Mais pourquoi s’étonner ? Ce type rêve son monde et lui donne corps. Il appartient à une époque où le sport automobile est hyper professionnalisé. Sous l’égide de grands constructeurs dont les enjeux financiers sont énormes. Pas de place pour la bonhommie, le rire ou l’échange gratuit. « Focused »…
Cette attitude porte ses fruits. Après avoir tâtonné chez Fittipaldi – d’où il s’est fait virer… puis s’être frotté à la formule Indy, il rejoint Lola-Force dont l’aventure tourne court puis March où il créée une voiture aux couleurs Leyton House qui se distingue par sa compétitivité sinon par sa fiabilité. Ce qui lui vaut son second limogeage. Il rentre alors chez Williams aux côtés de Patrick Head. La bonne personne au bon moment au bon endroit. Chef designer puis concepteur, il donne vit à une lignée qui donnera 9 titres mondiaux pilotes et constructeurs à la marque entre 1992 et 1997. Il poursuit chez McLaren avec 3 titres en 1998-1999 et passe ensuite chez Red Bull avec 8 titres entre 2010 et 2013…
Aujourd’hui sa belle Lotus 49 aux couleurs Gold Leaf lui donne- t-elle une perception différente de la course ? Lui permet – elle de parler et d’échanger différemment avec ses pilotes ? Difficile de dire dans quel sens son estime évolue. Plus de respect pour les anciens ? Pour être là, on peut penser que ce respect, il l’a. Et c’est l’image de Colin Chapman qui s’impose à la réflexion. Compacité, légèreté, aérodynamique. Effet de sol. Tiens, il a réalisé son mémoire de fin d’études sur ce sujet… Etonnant n’est-ce pas ?
Il a fini sa course avec la 7e place et le 11e temps.
BOB DANCE
La transition est toute trouvée pour parler de Bob Dance. Il n’a certes jamais conçu de voitures. Mais il est l’âme du Lotus Historic Team aux côtés de Clive Chapman. Celui qui a tout connu en tant que chef mécanicien. Dans les années 60 aux côtés de Colin Chapman, avec Clark et Hill. Dans les années 77-94 avec Ickx, Nilsson, Andretti, Peterson, Reutemann, De Angelis, Mansell, Senna…
Certains auraient pris leur retraite. Lui est parti chez Tom’s Toyota puis chez Audi – Bentley pour préparer les voitures des 24h du Mans. En 2004 il est retourné chez Lotus pour s’occuper des voitures de l’Historic Team. Cette année à Monaco il avait en charge les anciennes. Celles du plateau E. Le team en engageait deux dans cette catégorie. Dont la 25 de Clark qui remporta sept victoires et le titre en 1963. Bon sang ne sachant mentir, la même ( N°9) gagnait le Grand Prix Historique cette année encore pilotée par Andy Middlehurst. L’autre était la Lotus 21 (N°21) qui gagna le Grand Prix des USA 1961 avec Ines Ireland.
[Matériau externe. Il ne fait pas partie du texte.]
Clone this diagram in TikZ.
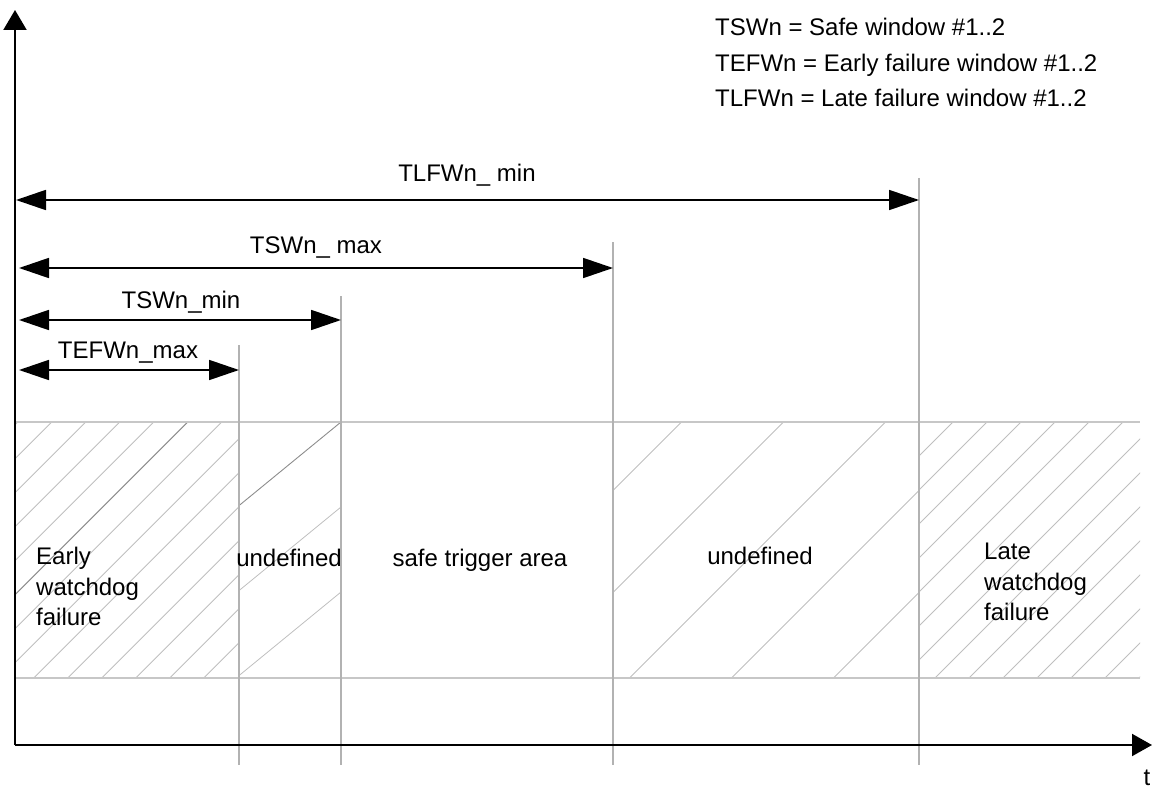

J’avais échangé il y a deux ans avec Bob Dance. Mais cette années le paddock du plateau E était à l’autre bout du port. Les allées et venues à pieds prenaient du temps et Bob était trop affairé pour qu’on puisse le déranger. Je me suis trouvé par hasard à côté de Jacky Ickx quand celui-ci l’a approché pour lui demander de ses nouvelles. On sentait chez Ickx de la cordialité mais aussi beaucoup d’empathie et d’estime. Au-delà de la vie au sein de l’écurie, c’est une époque qu’ils ont partagée.
Si j’ai bien compté le Team engageait cinq voitures cette année à Monaco. Il est possible qu’ils en aient assisté davantage. Vingt-quatre Lotus ont participé aux différentes courses!
L’héritage de l’ingénieur Colin Chapman est bien vivant.